What next? What the hell do you do in this situation? I have no idea. Who would I call?? Most people, I am sure, would have just opened the doors and let whatever was in there OUT and take care of it that way. Yeah no. I see enough death in my backyard and the last thing I need is to have Brody demonstrating the food chain on my couch. I would die. So naturally I call my mom because she has the answer to everything. She says to give Animal Control a whirl. I felt a little foolish calling them because I am sure they would laugh about a bird or squirrel situation when they have calls to scrape mountain lions off the highway. But WHATEVER it's my city service and I need their help, right?? So I call. This went brilliantly. 

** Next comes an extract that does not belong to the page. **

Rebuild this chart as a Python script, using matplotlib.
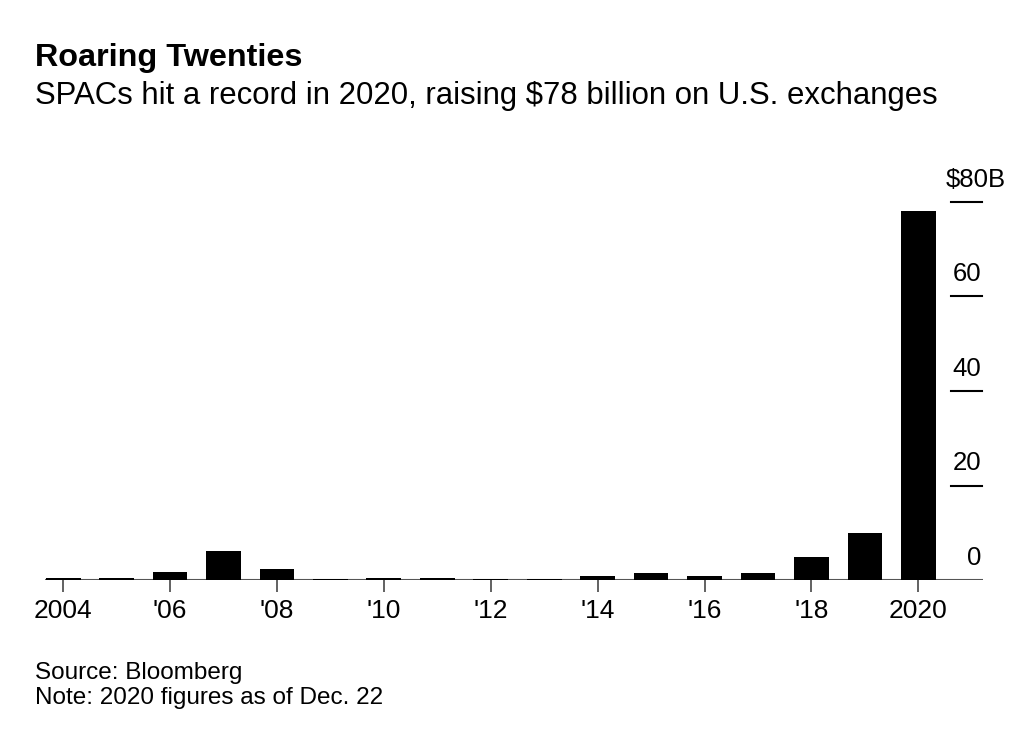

Me: Yeah I have something trapped in my living room bookcases and I need someone to get that out for me. 

Dispatcher: What exactly do you have trapped in there? 

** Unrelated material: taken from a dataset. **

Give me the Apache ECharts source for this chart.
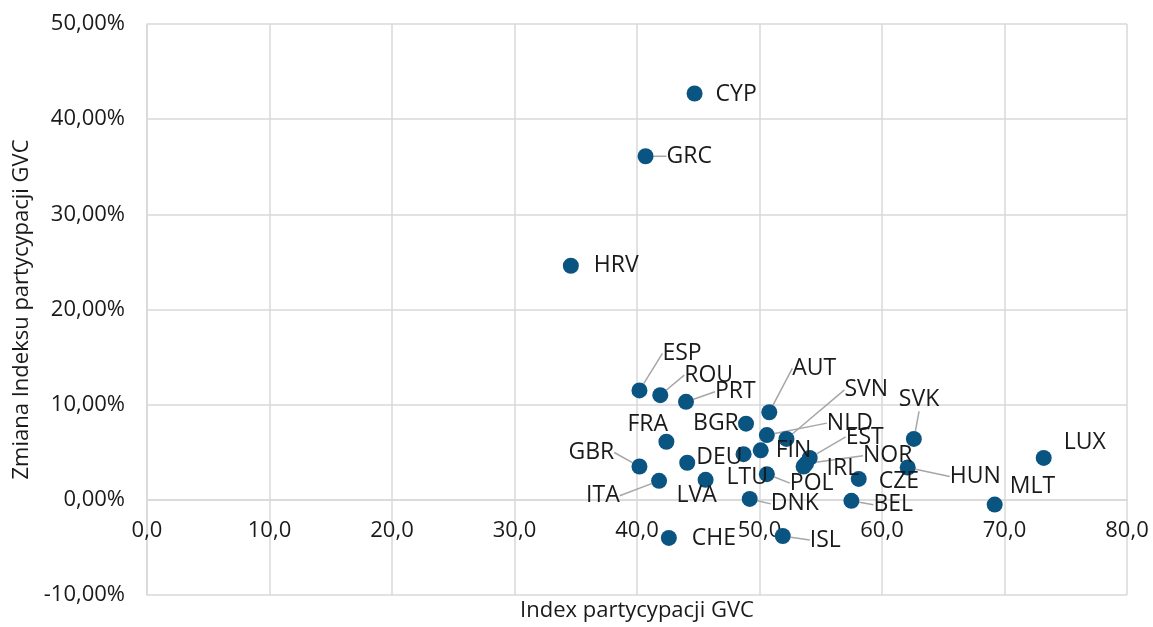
<!DOCTYPE html>
<html>
<head>
<meta charset="utf-8">
<script src="https://cdn.jsdelivr.net/npm/echarts@6/dist/echarts.min.js"></script>
<style>
  html, body { margin: 0; padding: 0; background: #fff; }
  #chart { width: 1153px; height: 627px; }
</style>
</head>
<body>
<div id="chart"></div>
<script>
// kraje
const countries = ['CYP', 'GRC', 'HRV', 'ESP', 'ROU', 'PRT', 'AUT', 'BGR', 'NLD', 'SVN',
    'FIN', 'FRA', 'DEU', 'GBR', 'ITA', 'LVA', 'LTU', 'POL', 'DNK', 'CHE',
    'ISL', 'EST', 'NOR', 'IRL', 'CZE', 'BEL', 'SVK', 'HUN', 'MLT', 'LUX'];
// Index partycypacji GVC
const gvcIndex = [44.7, 40.7, 34.6, 40.2, 41.9, 44.0, 50.8, 48.9, 50.6, 52.2,
    50.1, 42.4, 44.1, 40.2, 41.8, 45.6, 48.7, 50.6, 49.2, 42.6,
    51.9, 54.1, 53.8, 53.6, 58.1, 57.5, 62.6, 62.1, 69.2, 73.2];
// Zmiana indeksu (%)
const gvcChange = [42.7, 36.1, 24.6, 11.5, 11.0, 10.3, 9.2, 8.0, 6.8, 6.4,
    5.2, 6.1, 3.9, 3.5, 2.0, 2.1, 4.8, 2.7, 0.1, -4.0,
    -3.8, 4.4, 3.8, 3.5, 2.2, -0.1, 6.4, 3.4, -0.5, 4.4];

// przesuniecie etykiet (lewa krawedz / srodek wzgledem punktu)
const labelOffsets = {
    CYP: [21, 1], GRC: [21, 0], HRV: [23, 0], ESP: [23, -37], ROU: [24, -20],
    PRT: [29, -10], AUT: [23, -44], BGR: [-53, 0], NLD: [60, -12], SVN: [58, -49],
    FIN: [15, 0], FRA: [-39, -17], DEU: [9, -5], GBR: [-71, -14], ITA: [-73, 15],
    LVA: [-29, 16], LTU: [-17, 23], POL: [23, 9], DNK: [21, 5], CHE: [23, 1],
    ISL: [27, 4], EST: [36, -21], NOR: [57, -8], IRL: [23, 2], CZE: [20, 3],
    BEL: [22, 4], SVK: [-15, -39], HUN: [42, 9], MLT: [15, -18], LUX: [20, -16]
};
const withLeader = ['GRC', 'ESP', 'ROU', 'PRT', 'AUT', 'NLD', 'SVN', 'EST', 'NOR',
    'GBR', 'ITA', 'POL', 'DNK', 'ISL', 'BEL', 'SVK', 'HUN'];

const FONT = '"Open Sans", "Noto Sans", sans-serif';
const R = 8; // promien punktu
const GRID_COLOR = '#d9d9d9';

let data = countries.map(function (c, i) {
    return {
        name: c,
        value: [gvcIndex[i], gvcChange[i]],
        labelLine: { show: withLeader.indexOf(c) >= 0 }
    };
});

var myChart = echarts.init(document.getElementById('chart'));
option = {
    animation: false,
    grid: {
        left: 147,
        right: 26,
        top: 24,
        bottom: 32,
        outerBoundsMode: 'none',
        containLabel: false
    },
    xAxis: {
        type: 'value',
        min: 0,
        max: 80,
        interval: 10,
        // os X przesunieta na poziom 0% (jak w Excelu)
        offset: -95,
        name: 'Index partycypacji GVC',
        nameLocation: 'middle',
        nameGap: 100,
        nameTextStyle: { fontFamily: FONT, fontSize: 22, color: '#1a1a1a' },
        axisLine: { show: true, onZero: false, lineStyle: { color: GRID_COLOR, width: 1.5 } },
        axisTick: { show: false },
        axisLabel: {
            margin: 20,
            fontFamily: FONT,
            fontSize: 22,
            color: '#1a1a1a',
            formatter: function (v) { return v.toFixed(1).replace('.', ','); }
        },
        splitLine: { lineStyle: { color: GRID_COLOR, width: 1.5 } }
    },
    yAxis: {
        type: 'value',
        min: -10,
        max: 50,
        interval: 10,
        name: 'Zmiana Indeksu partycypacji GVC',
        nameLocation: 'middle',
        nameGap: 112,
        nameTextStyle: { fontFamily: FONT, fontSize: 22, color: '#1a1a1a' },
        axisLine: { show: true, onZero: false, lineStyle: { color: GRID_COLOR, width: 1.5 } },
        axisTick: { show: false },
        axisLabel: {
            margin: 22,
            fontFamily: FONT,
            fontSize: 22,
            color: '#1a1a1a',
            formatter: function (v) { return v.toFixed(2).replace('.', ',') + '%'; }
        },
        splitLine: { lineStyle: { color: GRID_COLOR, width: 1.5 } }
    },
    series: [{
        type: 'scatter',
        symbolSize: R * 2,
        itemStyle: { color: '#0a5482', opacity: 1 },
        data: data,
        label: {
            show: true,
            position: 'right',
            distance: 0,
            formatter: '{b}',
            fontFamily: FONT,
            fontSize: 23,
            color: '#1a1a1a'
        },
        labelLine: {
            lineStyle: { color: '#a6a6a6', width: 1.5 }
        },
        labelLayout: function (params) {
            let off = labelOffsets[countries[params.dataIndex]];
            return { dx: off[0] - R, dy: off[1] };
        },
        z: 3
    }]
};
myChart.setOption(option);
</script>
</body>
</html>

Me: I don't know - maybe a squirrel or a bird. 

Dispatcher: Well can you open the doors and the window and see if it will fly out on its own? 

Me: Yeah no. I can't do that at all. That could work if it's a bird but squirrels don't fly and I'm not sure what it is and I'm not letting it out into my living room.

Dispatcher: So there's no way you can open the doors and the window?

Me: Oh that's totally doable - if someone else does it. I personally cannot let this creature out. 

Dispatcher: Okay we'll send someone. 

I thought it was odd that this woman was so confidant in her golden plan. I almost asked her if she would like to come over and open the doors and window. Miss Brave Britches. Anyway relief was on the way... 

I threw on some makeup and literally sat by the window anxiously awaiting this superhero. Well, the superhero pulls up and really blew my preconceived notion of an Animal Control officer. Picture Al Bundy + Ray Romano only taller and older. He didn't have a flashlight, he didn't have a net or a shovel and he wasn't wearing a Hazmat suit. What the hell was this guy gonna do?? By the time he arrived the fluttering noise had traveled back behind the fireplace wall and the other side of my bookcases. The creature was trying to find his own way out. He was basically trapped in the wall. The guy knocked around for a bit and offered a suggestion of leaving bread out to attract the beast. Yeah no. So failed superhero leaves and tells me to call him back if said beast heads back into the cabinet. 

So now what? I am to sit there and wait until the fluttering stops which ensures this guys death somewhere in my wall?? Ugh. Things were quiet for a few minutes and then right back to fluttering cabinet banging. Sounds ridiculous but this was such a scary noise!! So I called homeboy back. While waiting for him, I listened as our "friend" moved back and forth in the walls. Luckily just as Animal Control pulled up the beast headed back behind the doors. Guy walked in, opened the window and moved the table to prepare for the opening of the doors. I'm standing there petrified, holding Brody on his leash and the doors open. Out flies this medium sized gray bird - dizzily moving throughout my house. He zipped past me, I ducked, Brody jumped. Brody was barking, I was zig-zagging around ducking and covering. The bird flew through my dining room, back through the living room, into the stairway back over to the living room window and finally out through the dining room slider. OH the wave of relief. I thanked the door opener and he was on his way. Harrowing situation - over.

I slid the table back into place and released Brody from his leash. He slept on the floor for hours following the fiasco. I was certain that I did the right thing by calling Animal Control. Honestly, if I didn't - that bird would have died in our walls. There was no way that I was opening those doors. When Gregg got home he covered up the "hole" that leads from the outside of the fireplace into the cabinet. We were going to do that months ago but decided to be lazy about it. So ha haaa to me. Such a hilarious way of letting me know that procrastination is always a horrible idea. Still, I live to fight another day ...


  1. No one tells a story like you do!

  2. I love this. I love when you keep telling the woman, "Yeah, I'm not doing that." Too funny.